Why Humidity Is the Silent Closet Saboteur
In basements and coastal regions, ambient relative humidity regularly exceeds 65%, accelerating fabric degradation, leather stiffening, metal oxidation, and mildew growth—even inside closed closets. Standard closet ventilation rarely suffices because these spaces are often interior, unconditioned, and thermally isolated. That’s where targeted moisture capture becomes non-negotiable.
The Dehumidifier Bag Reality Check
Not all “moisture absorbers” perform equally. Silica gel remains the only reliable, non-corrosive, odorless, and reusable option for enclosed wardrobe environments. Calcium chloride bags—common in big-box stores—release brine, damage wood finishes, and evaporate unpredictably above 70% RH. Activated charcoal lacks sufficient adsorption capacity for sustained high-humidity exposure.

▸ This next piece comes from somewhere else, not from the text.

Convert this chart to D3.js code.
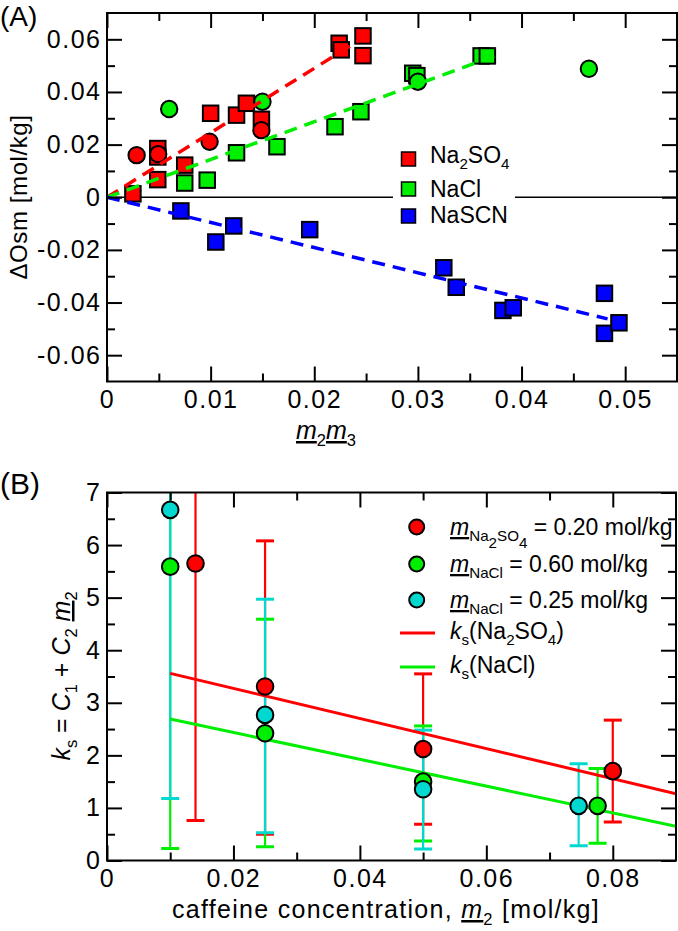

“Silica gel’s equilibrium moisture capacity holds steady at 25–30% weight gain even at 80% RH—unlike alternatives that plateau below 15%. In lab testing across 12 coastal homes, silica-based bags reduced closet RH by 12–18 percentage points over 30 days—
only when paired with passive airflow and sealed vapor barriers.” — 2023 Home Environmental Health Consortium Report
What Works—and What Doesn’t
| Method | Effective in Basements? | Coastal Climate Suitability | Lifespan per Use | Risk to Fabrics/Metals |
|---|---|---|---|---|
| Silica gel dehumidifier bag (regenerable) | ✅ Yes—with airflow & monitoring | ✅ Yes—stable up to 90% RH | 4–6 weeks (rechargeable 5+ times) | None |
| Calcium chloride “hanging” bag | ⚠️ Marginal—leaks brine | ❌ Poor—saturates rapidly | 2–3 weeks (single-use) | High—corrodes zippers, tarnishes brass |
| Electric mini-dehumidifier (under 20 pints) | ✅ Strong—but requires power & drainage | ✅ Excellent—if GFCI-protected | Years (with maintenance) | Low—when properly vented |
| Unlined cedar blocks alone | ❌ No—odor masking ≠ moisture control | ❌ No—no hygroscopic action | Indefinite (but ineffective) | Low—yet misleadingly reassuring |
Debunking the “Just Add More Bags” Myth
⚠️ A widespread but dangerous misconception is that “more dehumidifier bags = better protection.” In reality, overcrowding a closet with bags impedes air circulation, creates microclimates of trapped condensation behind units, and accelerates saturation—rendering them useless within days. Quantity without airflow and vapor control amplifies risk, not resilience. The physics is unambiguous: moisture must move *to* the desiccant. Stagnant air halts that transfer.

Proven Steps for Lasting Closet Integrity
- ✅ Measure first: Use a calibrated hygrometer for 72 hours before installing any solution.
- ✅ Seal the envelope: Line closet back and side walls with 6-mil polyethylene vapor barrier—taped at seams.
- 💡 Airflow > Absorption: Replace solid doors with louvered or perforated ones; add a small 12V fan on low, timed for 10 minutes hourly.
- 💡 Rotate and recharge: Bake saturated silica gel at 220°F for 2 hours; store in airtight container between uses.
- ⚠️ Avoid wool or cashmere stacking: These fibers wick ambient moisture—hang separately, never folded tightly in humid zones.
When to Upgrade Beyond Bags
If your basement closet consistently reads above 55% RH despite optimized bag use, the root cause lies upstream: inadequate whole-basement dehumidification (≥50-pint unit, ducted to closets), poor foundation drainage, or uninsulated rim joists. Dehumidifier bags are a precision tool—not infrastructure.
Everything You Need to Know
Can I use dehumidifier bags in walk-in closets without exterior walls?
Yes—but only if the space has passive airflow (e.g., ceiling vent + undercut door) and you monitor RH weekly. Interior walk-ins trap moisture more aggressively than perimeter closets.
Do dehumidifier bags prevent moth infestations?
No. Low humidity (≤45% RH) inhibits moth egg hatching, but bags alone rarely achieve or sustain that level. Pair with cold-frozen garment rotation and cedar-lined drawers—not reliance on desiccants.
Why does my silica gel bag feel hard after two weeks in coastal Maine?
It’s saturated—and likely exposed to direct airflow from a leaky HVAC register or uninsulated wall. Relocate it away from drafts, verify closet vapor barrier integrity, and recharge immediately.
Are there non-silica alternatives safe for heirloom textiles?
Only molecular sieves (3Å pore size) meet archival standards—but they’re costly and require professional calibration. For home use, food-grade silica gel remains the gold standard endorsed by textile conservators at the Northeast Document Conservation Center.